Data entries
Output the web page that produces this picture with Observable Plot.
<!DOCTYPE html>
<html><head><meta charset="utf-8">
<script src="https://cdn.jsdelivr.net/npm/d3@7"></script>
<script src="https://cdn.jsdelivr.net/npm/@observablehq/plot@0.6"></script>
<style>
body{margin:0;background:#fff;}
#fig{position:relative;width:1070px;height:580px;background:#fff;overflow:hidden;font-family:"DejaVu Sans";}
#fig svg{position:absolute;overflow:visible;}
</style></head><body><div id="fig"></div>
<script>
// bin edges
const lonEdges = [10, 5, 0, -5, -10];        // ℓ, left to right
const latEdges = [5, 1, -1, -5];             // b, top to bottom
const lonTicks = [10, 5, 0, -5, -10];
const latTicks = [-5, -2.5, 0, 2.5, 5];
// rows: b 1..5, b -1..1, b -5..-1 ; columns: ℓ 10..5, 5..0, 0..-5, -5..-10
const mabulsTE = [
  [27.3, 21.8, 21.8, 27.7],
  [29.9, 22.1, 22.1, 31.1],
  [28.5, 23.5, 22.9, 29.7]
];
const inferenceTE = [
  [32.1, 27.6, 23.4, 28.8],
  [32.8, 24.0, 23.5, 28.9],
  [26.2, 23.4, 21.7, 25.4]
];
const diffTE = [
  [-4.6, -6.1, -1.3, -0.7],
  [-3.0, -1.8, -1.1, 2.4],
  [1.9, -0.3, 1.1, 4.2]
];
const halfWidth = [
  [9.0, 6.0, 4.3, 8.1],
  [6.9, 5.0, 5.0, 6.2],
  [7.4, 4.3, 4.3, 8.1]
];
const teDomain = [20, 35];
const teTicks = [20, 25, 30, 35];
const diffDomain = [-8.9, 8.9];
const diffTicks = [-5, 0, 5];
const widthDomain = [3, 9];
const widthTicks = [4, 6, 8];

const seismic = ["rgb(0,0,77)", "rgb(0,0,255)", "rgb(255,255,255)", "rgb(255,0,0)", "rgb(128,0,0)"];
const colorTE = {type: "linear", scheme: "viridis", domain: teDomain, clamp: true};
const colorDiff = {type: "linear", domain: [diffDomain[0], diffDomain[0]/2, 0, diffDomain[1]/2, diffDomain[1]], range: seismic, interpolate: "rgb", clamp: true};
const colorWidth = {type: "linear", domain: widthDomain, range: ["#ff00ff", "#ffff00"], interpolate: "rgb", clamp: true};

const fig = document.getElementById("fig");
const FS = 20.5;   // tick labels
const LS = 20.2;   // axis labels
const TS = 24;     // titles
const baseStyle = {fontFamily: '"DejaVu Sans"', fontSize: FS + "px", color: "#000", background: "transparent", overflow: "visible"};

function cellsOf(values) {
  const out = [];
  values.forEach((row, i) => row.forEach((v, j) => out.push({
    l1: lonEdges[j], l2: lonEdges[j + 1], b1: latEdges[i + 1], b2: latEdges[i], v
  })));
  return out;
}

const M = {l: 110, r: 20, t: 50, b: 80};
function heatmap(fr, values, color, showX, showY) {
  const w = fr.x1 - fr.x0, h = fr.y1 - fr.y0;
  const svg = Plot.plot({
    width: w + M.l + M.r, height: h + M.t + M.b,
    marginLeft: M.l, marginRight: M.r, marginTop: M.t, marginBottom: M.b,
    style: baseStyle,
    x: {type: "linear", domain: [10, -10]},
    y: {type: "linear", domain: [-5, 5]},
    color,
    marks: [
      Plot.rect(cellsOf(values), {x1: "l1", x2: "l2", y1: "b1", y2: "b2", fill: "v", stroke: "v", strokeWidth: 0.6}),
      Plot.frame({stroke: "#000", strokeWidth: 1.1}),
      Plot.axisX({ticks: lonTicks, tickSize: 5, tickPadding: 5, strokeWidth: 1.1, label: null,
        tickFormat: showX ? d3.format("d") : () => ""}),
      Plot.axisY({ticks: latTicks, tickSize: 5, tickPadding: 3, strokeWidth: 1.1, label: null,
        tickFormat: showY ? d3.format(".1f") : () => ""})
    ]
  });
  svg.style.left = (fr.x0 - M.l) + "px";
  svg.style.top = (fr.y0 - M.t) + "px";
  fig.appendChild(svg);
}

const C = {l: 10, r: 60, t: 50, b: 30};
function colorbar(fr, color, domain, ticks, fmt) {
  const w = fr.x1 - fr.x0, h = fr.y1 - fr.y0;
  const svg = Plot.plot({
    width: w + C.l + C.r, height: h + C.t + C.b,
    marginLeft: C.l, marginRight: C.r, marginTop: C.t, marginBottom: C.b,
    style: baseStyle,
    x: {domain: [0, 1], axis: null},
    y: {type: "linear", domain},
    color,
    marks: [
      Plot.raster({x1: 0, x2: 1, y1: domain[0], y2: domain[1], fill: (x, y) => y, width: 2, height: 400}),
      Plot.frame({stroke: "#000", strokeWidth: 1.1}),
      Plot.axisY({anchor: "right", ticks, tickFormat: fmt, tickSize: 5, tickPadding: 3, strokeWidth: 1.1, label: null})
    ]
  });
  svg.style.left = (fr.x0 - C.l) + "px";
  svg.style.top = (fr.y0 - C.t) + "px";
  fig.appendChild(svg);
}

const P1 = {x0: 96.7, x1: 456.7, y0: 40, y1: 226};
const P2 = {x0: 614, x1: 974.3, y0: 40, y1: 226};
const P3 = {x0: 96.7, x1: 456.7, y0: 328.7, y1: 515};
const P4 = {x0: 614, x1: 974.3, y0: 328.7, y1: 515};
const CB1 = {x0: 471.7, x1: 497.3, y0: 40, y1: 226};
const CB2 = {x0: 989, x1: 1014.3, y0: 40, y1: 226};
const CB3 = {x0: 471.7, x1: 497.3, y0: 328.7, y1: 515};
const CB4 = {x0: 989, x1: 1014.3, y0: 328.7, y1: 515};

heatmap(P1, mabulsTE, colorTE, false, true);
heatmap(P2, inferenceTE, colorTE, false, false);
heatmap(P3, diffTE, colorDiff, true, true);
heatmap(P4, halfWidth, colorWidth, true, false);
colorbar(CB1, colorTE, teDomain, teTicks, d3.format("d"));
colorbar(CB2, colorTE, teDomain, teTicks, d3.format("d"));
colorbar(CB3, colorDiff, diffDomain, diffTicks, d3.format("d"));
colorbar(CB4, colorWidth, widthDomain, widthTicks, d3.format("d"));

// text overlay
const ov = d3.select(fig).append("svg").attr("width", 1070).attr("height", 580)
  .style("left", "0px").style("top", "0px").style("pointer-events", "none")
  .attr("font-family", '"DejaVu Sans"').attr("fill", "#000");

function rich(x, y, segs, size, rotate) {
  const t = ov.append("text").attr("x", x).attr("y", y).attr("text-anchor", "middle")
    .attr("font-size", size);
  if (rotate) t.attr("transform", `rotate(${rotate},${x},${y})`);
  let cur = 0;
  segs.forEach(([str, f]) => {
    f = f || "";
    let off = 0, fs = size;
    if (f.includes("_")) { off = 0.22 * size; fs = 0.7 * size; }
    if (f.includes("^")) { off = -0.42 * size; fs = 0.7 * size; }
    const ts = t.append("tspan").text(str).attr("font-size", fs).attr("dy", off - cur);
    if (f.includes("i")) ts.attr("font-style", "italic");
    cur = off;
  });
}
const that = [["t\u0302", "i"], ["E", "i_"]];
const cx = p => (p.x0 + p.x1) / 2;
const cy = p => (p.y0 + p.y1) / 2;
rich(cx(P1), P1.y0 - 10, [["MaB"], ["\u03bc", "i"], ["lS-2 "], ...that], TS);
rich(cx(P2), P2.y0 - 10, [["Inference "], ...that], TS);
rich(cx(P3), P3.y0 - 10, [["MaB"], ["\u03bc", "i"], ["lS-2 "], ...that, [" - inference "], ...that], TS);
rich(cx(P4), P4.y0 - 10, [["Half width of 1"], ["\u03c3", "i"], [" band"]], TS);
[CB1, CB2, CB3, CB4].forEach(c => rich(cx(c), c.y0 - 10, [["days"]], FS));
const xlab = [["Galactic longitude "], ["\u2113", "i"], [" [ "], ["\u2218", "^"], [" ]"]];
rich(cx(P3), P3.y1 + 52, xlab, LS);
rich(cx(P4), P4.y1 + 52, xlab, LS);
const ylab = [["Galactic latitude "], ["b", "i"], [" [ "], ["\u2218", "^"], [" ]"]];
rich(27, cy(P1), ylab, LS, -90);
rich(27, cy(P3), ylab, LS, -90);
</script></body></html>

==

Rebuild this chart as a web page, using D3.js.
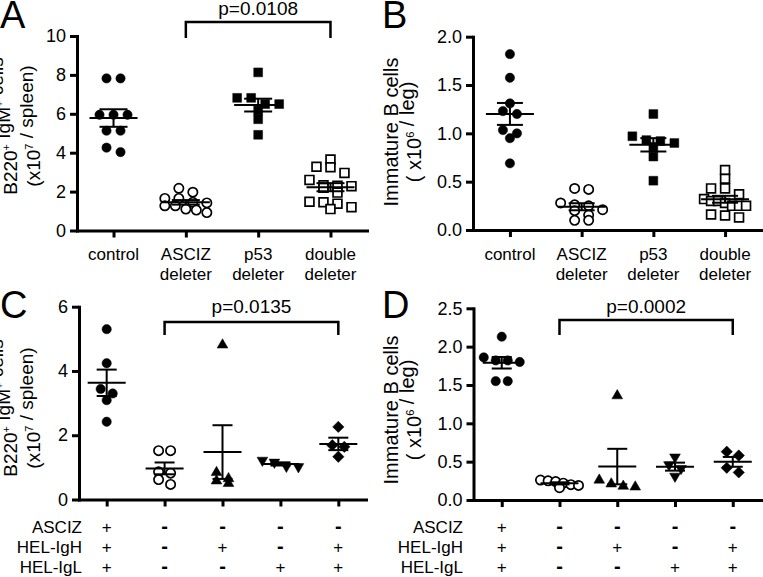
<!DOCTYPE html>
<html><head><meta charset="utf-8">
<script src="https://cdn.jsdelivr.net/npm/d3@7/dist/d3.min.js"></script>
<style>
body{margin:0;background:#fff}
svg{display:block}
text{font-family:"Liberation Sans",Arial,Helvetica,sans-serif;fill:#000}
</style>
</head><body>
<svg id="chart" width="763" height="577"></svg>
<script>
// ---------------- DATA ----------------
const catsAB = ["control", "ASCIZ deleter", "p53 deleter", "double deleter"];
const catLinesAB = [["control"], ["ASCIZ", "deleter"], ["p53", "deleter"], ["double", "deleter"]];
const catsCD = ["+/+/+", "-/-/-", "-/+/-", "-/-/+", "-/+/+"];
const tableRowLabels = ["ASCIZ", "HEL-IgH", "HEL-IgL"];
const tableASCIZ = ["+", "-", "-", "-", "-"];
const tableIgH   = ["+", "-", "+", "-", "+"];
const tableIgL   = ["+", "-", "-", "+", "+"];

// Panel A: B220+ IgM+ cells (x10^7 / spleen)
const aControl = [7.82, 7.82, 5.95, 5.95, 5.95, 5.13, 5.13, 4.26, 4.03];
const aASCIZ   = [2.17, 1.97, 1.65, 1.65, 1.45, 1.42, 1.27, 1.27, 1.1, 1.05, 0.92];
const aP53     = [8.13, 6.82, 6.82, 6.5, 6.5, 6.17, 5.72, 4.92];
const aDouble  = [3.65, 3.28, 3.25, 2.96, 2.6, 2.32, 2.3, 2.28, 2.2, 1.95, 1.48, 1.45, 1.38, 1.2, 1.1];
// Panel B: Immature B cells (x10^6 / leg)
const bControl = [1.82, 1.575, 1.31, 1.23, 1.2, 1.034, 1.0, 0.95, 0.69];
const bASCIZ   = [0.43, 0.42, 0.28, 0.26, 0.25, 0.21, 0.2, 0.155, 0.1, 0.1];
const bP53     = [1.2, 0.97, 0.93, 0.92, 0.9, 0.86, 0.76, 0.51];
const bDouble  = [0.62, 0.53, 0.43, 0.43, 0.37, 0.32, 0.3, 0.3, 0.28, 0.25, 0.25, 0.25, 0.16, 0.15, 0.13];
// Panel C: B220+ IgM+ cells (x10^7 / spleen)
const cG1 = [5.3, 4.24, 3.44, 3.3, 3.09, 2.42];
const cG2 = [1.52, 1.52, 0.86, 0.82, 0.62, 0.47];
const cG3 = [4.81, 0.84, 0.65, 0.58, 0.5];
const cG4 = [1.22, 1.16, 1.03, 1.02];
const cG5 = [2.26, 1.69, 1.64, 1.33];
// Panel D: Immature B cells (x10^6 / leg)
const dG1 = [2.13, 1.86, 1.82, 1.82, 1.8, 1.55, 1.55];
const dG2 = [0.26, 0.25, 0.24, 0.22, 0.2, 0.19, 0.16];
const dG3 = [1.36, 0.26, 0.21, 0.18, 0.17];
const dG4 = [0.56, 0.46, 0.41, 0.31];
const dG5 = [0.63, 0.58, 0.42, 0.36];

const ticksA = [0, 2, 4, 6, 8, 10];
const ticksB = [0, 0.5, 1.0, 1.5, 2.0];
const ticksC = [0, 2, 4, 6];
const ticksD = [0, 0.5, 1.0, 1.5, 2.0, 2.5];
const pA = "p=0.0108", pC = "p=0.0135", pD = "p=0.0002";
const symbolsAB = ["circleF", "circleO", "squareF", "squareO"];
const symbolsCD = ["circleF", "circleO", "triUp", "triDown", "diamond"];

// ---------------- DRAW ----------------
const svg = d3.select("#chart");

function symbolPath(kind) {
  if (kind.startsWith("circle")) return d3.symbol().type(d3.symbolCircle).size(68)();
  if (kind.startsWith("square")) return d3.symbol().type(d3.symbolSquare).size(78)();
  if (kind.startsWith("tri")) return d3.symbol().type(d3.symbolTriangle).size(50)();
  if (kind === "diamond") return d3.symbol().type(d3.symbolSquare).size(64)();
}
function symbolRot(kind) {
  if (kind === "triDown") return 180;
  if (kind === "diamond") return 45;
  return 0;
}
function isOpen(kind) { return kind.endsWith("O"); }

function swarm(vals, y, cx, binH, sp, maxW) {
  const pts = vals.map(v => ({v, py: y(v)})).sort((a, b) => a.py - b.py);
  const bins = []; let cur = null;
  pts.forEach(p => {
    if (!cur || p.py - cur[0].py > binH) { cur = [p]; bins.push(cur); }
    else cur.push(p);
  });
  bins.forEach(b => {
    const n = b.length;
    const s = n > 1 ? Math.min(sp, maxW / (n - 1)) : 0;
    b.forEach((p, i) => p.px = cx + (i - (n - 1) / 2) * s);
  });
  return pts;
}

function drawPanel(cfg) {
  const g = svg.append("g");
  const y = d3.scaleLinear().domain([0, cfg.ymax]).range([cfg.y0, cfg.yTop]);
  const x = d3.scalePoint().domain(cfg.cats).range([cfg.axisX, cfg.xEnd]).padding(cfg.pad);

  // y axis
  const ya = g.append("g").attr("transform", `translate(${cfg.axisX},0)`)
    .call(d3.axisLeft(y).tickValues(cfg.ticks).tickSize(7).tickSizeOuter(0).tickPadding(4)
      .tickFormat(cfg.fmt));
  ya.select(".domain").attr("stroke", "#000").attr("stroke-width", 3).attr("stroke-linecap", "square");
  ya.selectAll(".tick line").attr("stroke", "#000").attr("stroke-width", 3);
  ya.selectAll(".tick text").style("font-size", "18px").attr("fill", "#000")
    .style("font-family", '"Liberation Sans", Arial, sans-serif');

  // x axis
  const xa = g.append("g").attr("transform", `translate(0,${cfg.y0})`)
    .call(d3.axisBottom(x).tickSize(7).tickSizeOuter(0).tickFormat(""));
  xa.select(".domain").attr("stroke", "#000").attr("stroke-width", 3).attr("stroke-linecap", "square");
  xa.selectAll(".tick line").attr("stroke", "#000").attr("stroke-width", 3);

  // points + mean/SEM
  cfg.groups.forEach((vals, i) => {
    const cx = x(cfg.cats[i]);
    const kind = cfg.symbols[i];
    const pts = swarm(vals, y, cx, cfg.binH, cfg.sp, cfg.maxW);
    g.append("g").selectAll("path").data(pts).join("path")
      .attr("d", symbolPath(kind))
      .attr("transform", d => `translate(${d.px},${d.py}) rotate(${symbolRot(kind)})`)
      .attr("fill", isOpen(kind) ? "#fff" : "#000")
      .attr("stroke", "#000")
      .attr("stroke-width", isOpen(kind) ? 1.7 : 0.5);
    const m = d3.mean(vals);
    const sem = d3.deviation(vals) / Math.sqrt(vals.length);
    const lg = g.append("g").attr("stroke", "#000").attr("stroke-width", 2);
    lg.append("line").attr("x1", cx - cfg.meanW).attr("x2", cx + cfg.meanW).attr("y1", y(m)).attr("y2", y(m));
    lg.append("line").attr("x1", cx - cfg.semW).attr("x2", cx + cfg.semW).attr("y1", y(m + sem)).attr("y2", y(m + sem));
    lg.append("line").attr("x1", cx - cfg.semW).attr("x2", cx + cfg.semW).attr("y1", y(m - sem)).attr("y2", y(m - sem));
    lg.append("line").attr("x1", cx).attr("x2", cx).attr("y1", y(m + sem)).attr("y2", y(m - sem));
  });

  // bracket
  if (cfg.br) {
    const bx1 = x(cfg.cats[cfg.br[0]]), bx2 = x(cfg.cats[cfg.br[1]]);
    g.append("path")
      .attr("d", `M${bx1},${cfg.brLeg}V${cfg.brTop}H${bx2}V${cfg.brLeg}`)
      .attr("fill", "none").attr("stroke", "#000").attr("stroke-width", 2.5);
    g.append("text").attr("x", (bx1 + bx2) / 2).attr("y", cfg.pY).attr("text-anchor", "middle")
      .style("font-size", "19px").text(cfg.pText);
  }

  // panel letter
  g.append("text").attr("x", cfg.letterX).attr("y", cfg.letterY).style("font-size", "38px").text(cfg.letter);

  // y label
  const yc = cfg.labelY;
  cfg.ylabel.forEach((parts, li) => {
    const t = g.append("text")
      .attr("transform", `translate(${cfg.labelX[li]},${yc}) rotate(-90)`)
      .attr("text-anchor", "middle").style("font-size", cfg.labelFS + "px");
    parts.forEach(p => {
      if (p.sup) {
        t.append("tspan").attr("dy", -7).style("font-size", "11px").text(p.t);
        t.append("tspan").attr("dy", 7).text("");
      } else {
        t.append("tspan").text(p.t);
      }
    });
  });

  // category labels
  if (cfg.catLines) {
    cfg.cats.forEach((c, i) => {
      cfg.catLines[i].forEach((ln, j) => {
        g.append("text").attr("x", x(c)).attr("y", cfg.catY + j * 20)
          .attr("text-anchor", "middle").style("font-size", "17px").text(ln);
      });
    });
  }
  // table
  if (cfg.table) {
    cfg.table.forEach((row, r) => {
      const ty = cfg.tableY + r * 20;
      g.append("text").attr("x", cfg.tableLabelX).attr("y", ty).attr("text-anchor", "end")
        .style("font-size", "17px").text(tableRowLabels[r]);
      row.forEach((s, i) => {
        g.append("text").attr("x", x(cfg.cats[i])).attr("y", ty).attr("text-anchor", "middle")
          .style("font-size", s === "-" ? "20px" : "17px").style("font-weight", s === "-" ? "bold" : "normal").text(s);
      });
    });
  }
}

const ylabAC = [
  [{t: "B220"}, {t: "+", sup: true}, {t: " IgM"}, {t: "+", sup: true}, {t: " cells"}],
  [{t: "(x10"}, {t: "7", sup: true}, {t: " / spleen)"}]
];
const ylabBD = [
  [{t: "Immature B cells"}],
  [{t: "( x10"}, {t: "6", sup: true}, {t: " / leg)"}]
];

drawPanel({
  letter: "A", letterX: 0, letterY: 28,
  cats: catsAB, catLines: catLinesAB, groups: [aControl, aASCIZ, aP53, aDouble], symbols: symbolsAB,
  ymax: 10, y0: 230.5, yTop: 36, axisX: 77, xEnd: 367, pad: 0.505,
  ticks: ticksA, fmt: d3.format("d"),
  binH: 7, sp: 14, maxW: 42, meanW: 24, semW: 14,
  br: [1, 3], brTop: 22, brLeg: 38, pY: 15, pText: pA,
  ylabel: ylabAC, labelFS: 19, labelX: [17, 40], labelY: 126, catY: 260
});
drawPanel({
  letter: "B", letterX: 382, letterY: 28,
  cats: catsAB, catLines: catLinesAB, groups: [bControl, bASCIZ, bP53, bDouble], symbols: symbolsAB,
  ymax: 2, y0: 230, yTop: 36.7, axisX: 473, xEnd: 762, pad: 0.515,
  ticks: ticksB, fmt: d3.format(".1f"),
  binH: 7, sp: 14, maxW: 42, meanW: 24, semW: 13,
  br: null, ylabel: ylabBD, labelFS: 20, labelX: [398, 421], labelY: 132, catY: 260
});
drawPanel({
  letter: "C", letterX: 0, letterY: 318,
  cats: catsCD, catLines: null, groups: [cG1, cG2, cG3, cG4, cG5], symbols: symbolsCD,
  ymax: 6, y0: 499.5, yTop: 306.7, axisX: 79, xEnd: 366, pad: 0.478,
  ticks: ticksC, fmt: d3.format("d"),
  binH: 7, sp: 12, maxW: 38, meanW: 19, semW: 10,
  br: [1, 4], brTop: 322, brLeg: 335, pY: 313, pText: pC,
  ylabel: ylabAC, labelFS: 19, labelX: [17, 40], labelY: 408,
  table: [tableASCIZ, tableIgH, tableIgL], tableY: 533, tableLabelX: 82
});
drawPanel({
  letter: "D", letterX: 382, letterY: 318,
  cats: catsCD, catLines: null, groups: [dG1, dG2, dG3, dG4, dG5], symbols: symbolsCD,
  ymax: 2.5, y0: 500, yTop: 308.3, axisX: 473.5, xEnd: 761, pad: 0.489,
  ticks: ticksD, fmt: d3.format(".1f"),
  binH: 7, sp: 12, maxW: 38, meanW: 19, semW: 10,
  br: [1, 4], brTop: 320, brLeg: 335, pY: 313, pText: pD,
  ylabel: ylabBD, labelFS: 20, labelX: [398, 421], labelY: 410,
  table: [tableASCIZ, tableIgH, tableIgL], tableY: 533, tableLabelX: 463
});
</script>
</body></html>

• **What to produce**:
List every line above containing the word "that".

• **Final answer**:
Output the web page that produces this picture with Observable Plot.
const that = [["t\u0302", "i"], ["E", "i_"]];
rich(cx(P1), P1.y0 - 10, [["MaB"], ["\u03bc", "i"], ["lS-2 "], ...that], TS);
rich(cx(P2), P2.y0 - 10, [["Inference "], ...that], TS);
rich(cx(P3), P3.y0 - 10, [["MaB"], ["\u03bc", "i"], ["lS-2 "], ...that, [" - inference "], ...that], TS);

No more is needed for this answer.